Chapter 4: Net Metering and Grid Connection
In grid-connected systems, excess electricity generated by the solar panels can be fed back into the grid. This process is called net metering. When your solar panels produce more electricity than you consume, the excess is sent to the grid, and your meter effectively runs backward. This earns you credits that can offset your electricity bill during times when your panels are not producing as much energy, such as at night.
Chapter 5: Maximizing Efficiency
- Solar Tracking Systems: Some advanced solar installations use tracking systems that adjust the angle and orientation of the panels to follow the sun's path throughout the day. This ensures maximum exposure to sunlight.

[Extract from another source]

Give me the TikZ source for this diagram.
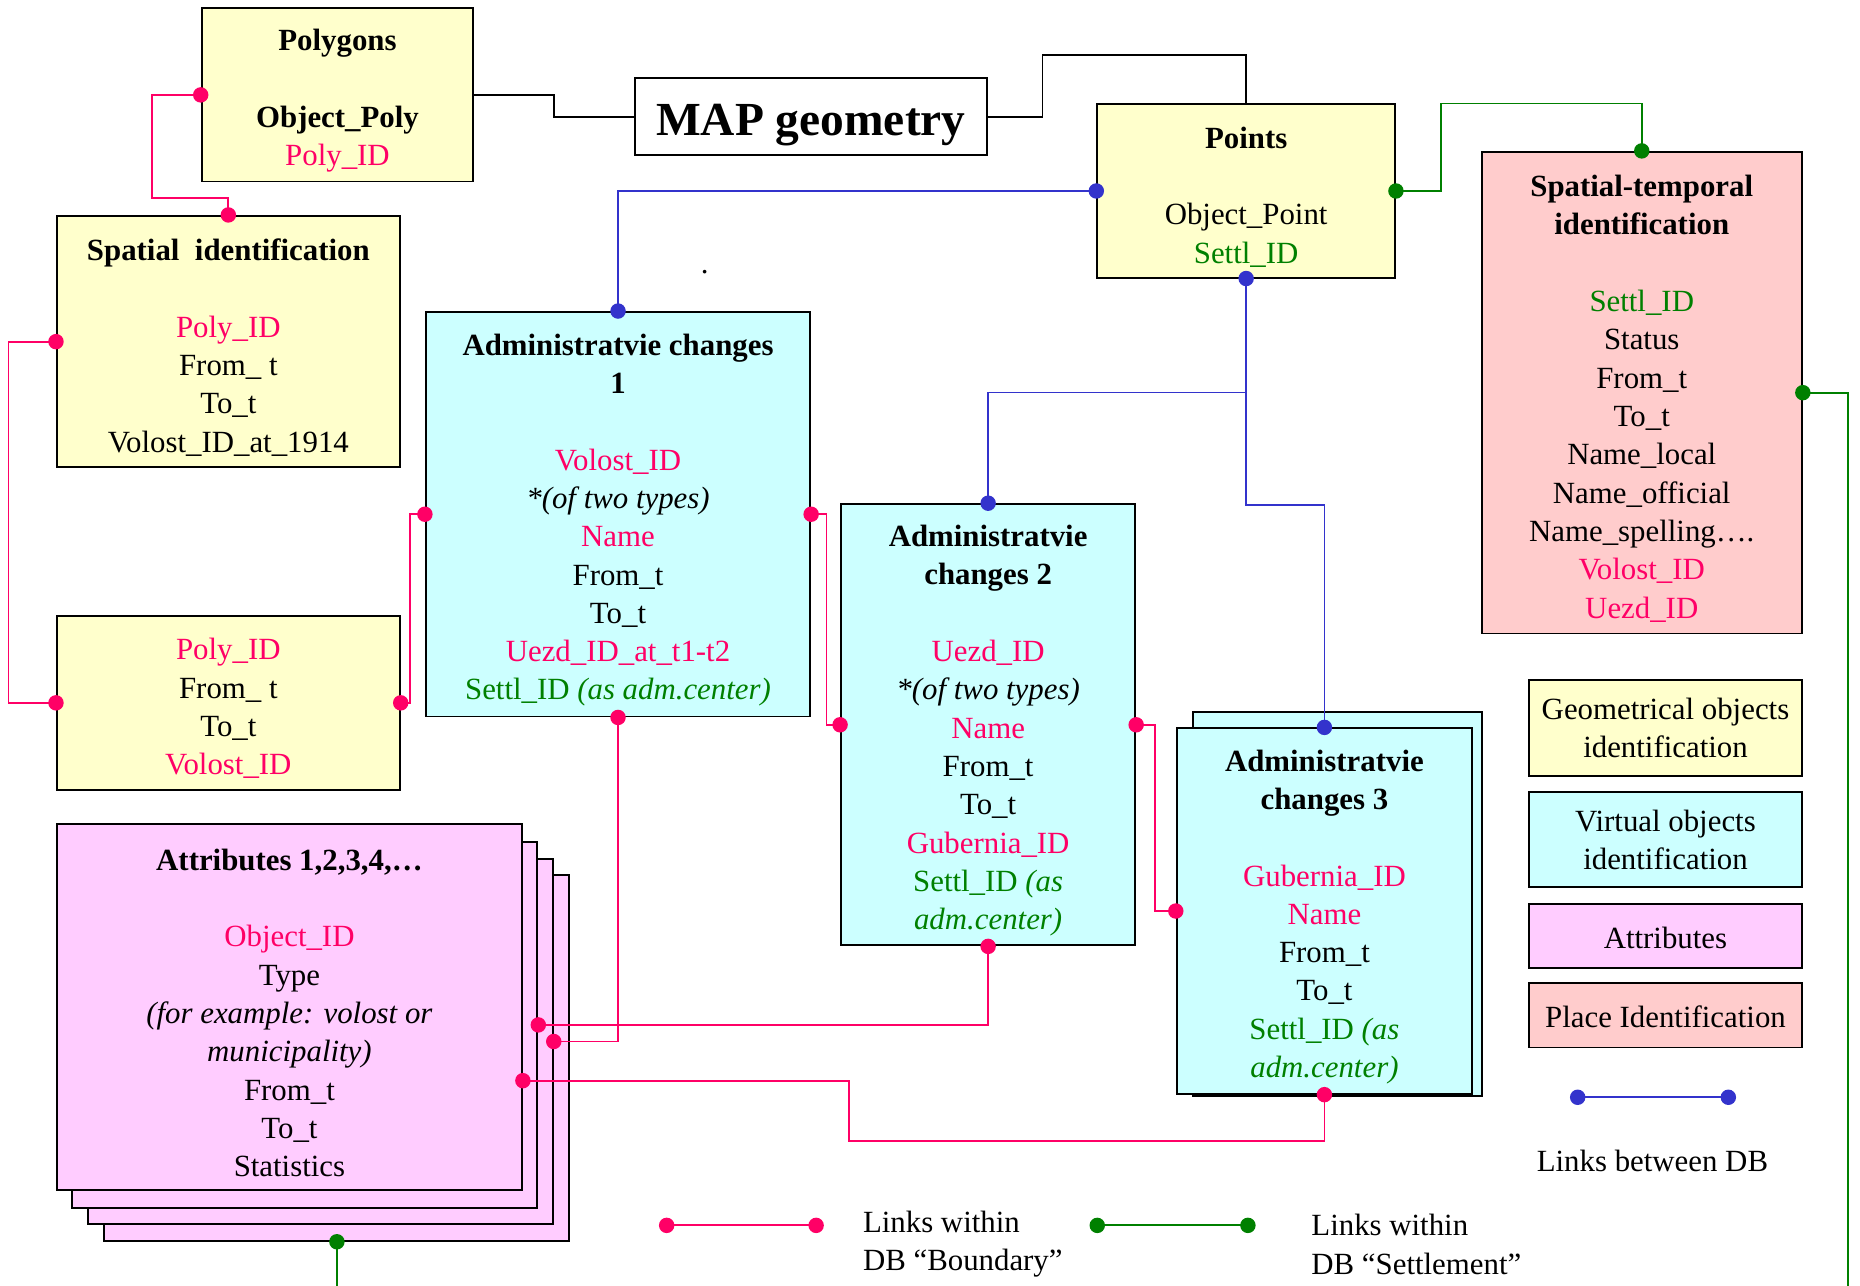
\documentclass[tikz,border=0pt]{standalone}
\usepackage{fontspec}
\setmainfont{Liberation Serif}
\usetikzlibrary{arrows.meta}

\definecolor{dbpink}{RGB}{255,0,102}
\definecolor{dbgreen}{RGB}{0,128,0}
\definecolor{dbblue}{RGB}{51,51,204}
\definecolor{geofill}{RGB}{255,255,204}
\definecolor{virtfill}{RGB}{204,255,255}
\definecolor{attrfill}{RGB}{255,204,255}
\definecolor{placefill}{RGB}{255,204,204}

\newcommand\fs{\fontsize{26}{32.3}\selectfont}
\newcommand\pk[1]{\textcolor{dbpink}{#1}}
\newcommand\gr[1]{\textcolor{dbgreen}{#1}}
\newcommand\tp{\rule{0pt}{28pt}}

\tikzset{
  box/.style={draw,line width=1.6pt,inner sep=0pt,align=center,font=\fs},
  geo/.style={box,fill=geofill},
  virt/.style={box,fill=virtfill},
  attrb/.style={box,fill=attrfill},
  place/.style={box,fill=placefill},
  wire/.style={line width=1.5pt},
  dots/.style={wire,{Circle[length=13pt]}-{Circle[length=13pt]},shorten <=-6.5pt,shorten >=-6.5pt},
  dotend/.style={wire,-{Circle[length=13pt]},shorten >=-6.5pt},
  dotstart/.style={wire,{Circle[length=13pt]}-,shorten <=-6.5pt}
}

\begin{document}
\begin{tikzpicture}[x=1pt,y=-1pt]
	\useasboundingbox (0,0) rectangle (1568,1084);

	% geometry
	\node[geo,minimum width=229pt,minimum height=146pt] (poly) at (284.5,80)
		{\tp\textbf{Polygons}\\[32.3pt]\textbf{Object\_Poly}\\\pk{Poly\_ID}};
	\node[box,fill=white,minimum width=297pt,minimum height=65pt,font=\fontsize{40}{48}\selectfont\bfseries] (map) at (683.5,98.5)
		{\rule{0pt}{40pt}MAP geometry};
	\node[geo,minimum width=251pt,minimum height=146pt] (pts) at (1050.5,161)
		{\tp\textbf{Points}\\[32.3pt]Object\_Point\\\gr{Settl\_ID}};
	\node[place,minimum width=270pt,minimum height=406pt] (stid) at (1384,331)
		{\tp\textbf{Spatial-temporal}\\\textbf{identification}\\[32.3pt]\gr{Settl\_ID}\\Status\\From\_t\\To\_t\\Name\_local\\Name\_official\\Name\_spelling….\\\pk{Volost\_ID}\\\pk{Uezd\_ID}};
	\node[geo,minimum width=289pt,minimum height=212pt] (spid) at (192.5,288)
		{\tp\textbf{Spatial~~identification}\\[32.3pt]\pk{Poly\_ID}\\From\_ t\\To\_t\\Volost\_ID\_at\_1914};
	\node[geo,minimum width=289pt,minimum height=147pt] (volp) at (192.5,592.5)
		{\tp\pk{Poly\_ID}\\From\_ t\\To\_t\\\pk{Volost\_ID}};

	% administrative changes
	\node[virt,minimum width=324pt,minimum height=341pt] (adm1) at (521,433.5)
		{\tp\textbf{Administratvie changes}\\\textbf{1}\\[32.3pt]\pk{Volost\_ID}\\\textit{*(of two types)}\\\pk{Name}\\From\_t\\To\_t\\\pk{Uezd\_ID\_at\_t1-t2}\\\gr{Settl\_ID \textit{(as adm.center)}}};
	\node[virt,minimum width=248pt,minimum height=372pt] (adm2) at (833,611)
		{\tp\textbf{Administratvie}\\\textbf{changes 2}\\[32.3pt]\pk{Uezd\_ID}\\\textit{*(of two types)}\\\pk{Name}\\From\_t\\To\_t\\\pk{Gubernia\_ID}\\\gr{Settl\_ID \textit{(as}}\\\gr{\textit{adm.center)}}};
	\node[virt,minimum width=243pt,minimum height=324pt] (adm3b) at (1127.5,762) {};
	\node[virt,minimum width=249pt,minimum height=308pt] (adm3) at (1116.5,768)
		{\tp\textbf{Administratvie}\\\textbf{changes 3}\\[32.3pt]\pk{Gubernia\_ID}\\\pk{Name}\\From\_t\\To\_t\\\gr{Settl\_ID \textit{(as}}\\\gr{\textit{adm.center)}}};

	% attributes
	\foreach \i/\dx/\dy in {4/40/43,3/26/29,2/13/15}
		\node[attrb,minimum width=392pt,minimum height=308pt] (att\i) at (244+\dx,849+\dy) {};
	\node[attrb,minimum width=392pt,minimum height=308pt] (attr) at (244,849)
		{\tp\textbf{Attributes 1,2,3,4,…}\\[32.3pt]\pk{Object\_ID}\\Type\\\textit{(for example: volost or}\\\textit{municipality)}\\From\_t\\To\_t\\Statistics};

	\node[font=\fs,inner sep=0pt] (spot) at (594,229) {.};

	% legend
	\node[geo,minimum width=230pt,minimum height=81pt] (lgeo) at (1404,613.5) {Geometrical objects\\identification};
	\node[virt,minimum width=230pt,minimum height=80pt] (lvirt) at (1404,708) {Virtual objects\\identification};
	\node[attrb,minimum width=230pt,minimum height=54pt] (lattr) at (1404,789) {\rule{0pt}{21pt}Attributes};
	\node[place,minimum width=230pt,minimum height=54pt] (lplace) at (1404,856) {\rule{0pt}{21pt}Place Identification};

	\coordinate (bl1) at (1330,925);
	\coordinate (bl2) at (1457,925);
	\node[font=\fs] (bltxt) at (1393,979) {Links between DB};
	\coordinate (pl1) at (562,1033);
	\coordinate (pl2) at (688,1033);
	\node[font=\fs,align=left,anchor=west] (pltxt) at (724,1049) {Links within\\DB “Boundary”};
	\coordinate (gl1) at (925,1033);
	\coordinate (gl2) at (1052,1033);
	\node[font=\fs,align=left,anchor=west] (gltxt) at (1102,1049) {Links within\\DB “Settlement”};

	\draw[dots,dbblue] (bl1) -- (bl2);
	\draw[dots,dbpink] (pl1) -- (pl2);
	\draw[dots,dbgreen] (gl1) -- (gl2);

	% links to the map
	\draw[wire] (poly.east) -- ++(67,0) |- (map.west);
	\draw[wire] (map.east) -- ++(46,0) |- ([yshift=41pt]pts.north) -- (pts.north);

	% links within DB Boundary
	\draw[dots,dbpink] (poly.west) -- ++(-41,0) |- ([yshift=14pt]spid.north) -- (spid.north);
	\draw[dots,dbpink] (spid.west) -- ++(-40,0) |- (volp.west);
	\draw[dots,dbpink] (volp.east) -- ++(8,0) |- (adm1.west);
	\draw[dots,dbpink] (adm1.east) -- ++(13,0) |- (adm2.west);
	\draw[dots,dbpink] (adm2.east) -- ++(16,0) |- (adm3.west);
	\draw[dots,dbpink] (adm1.south) |- (att3.east);
	\draw[dots,dbpink] (adm2.south) |- (att2.east);
	\coordinate (lowbend) at (716,962);
	\draw[dots,dbpink] (adm3.south) |- (lowbend) |- ([yshift=-62pt]attr.east);

	% links between DB
	\draw[dots,dbblue] (pts.west) -| (adm1.north);
	\draw[dots,dbblue] (pts.south) -- ++(0,96) -| (adm2.north);
	\draw[dotend,dbblue] (pts.south) -- ++(0,191) -| (adm3.north);

	% links within DB Settlement
	\draw[dots,dbgreen] (pts.east) -- ++(38,0) |- ([yshift=40pt]stid.north) -- (stid.north);
	\coordinate (sedge) at (1558,1084);
	\draw[dotstart,dbgreen] (stid.east) -| (sedge);
	\coordinate (aedge) at (284,1084);
	\draw[dotstart,dbgreen] (att4.south) -- (aedge);
\end{tikzpicture}
\end{document}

- Cleaning and Maintenance: Regular cleaning of solar panels helps maintain their efficiency by removing dirt, debris, and any shading that might affect their performance.
Chapter 6: Environmental Benefits
Solar panels offer numerous environmental benefits, including:
- Reduced Greenhouse Gas Emissions: Solar energy is clean and produces no harmful emissions, reducing our reliance on fossil fuels and combating climate change.
- Conservation of Resources: Solar energy reduces the need for finite resources like coal, oil, and natural gas.
Conclusion
Solar panels are not just a source of electricity; they symbolize a cleaner, more sustainable future. Understanding their inner workings empowers us to embrace renewable energy and reduce our impact on the environment. As we uncover the secrets behind solar panels, we unveil a brighter and more sustainable tomorrow – one powered by the limitless energy of the sun.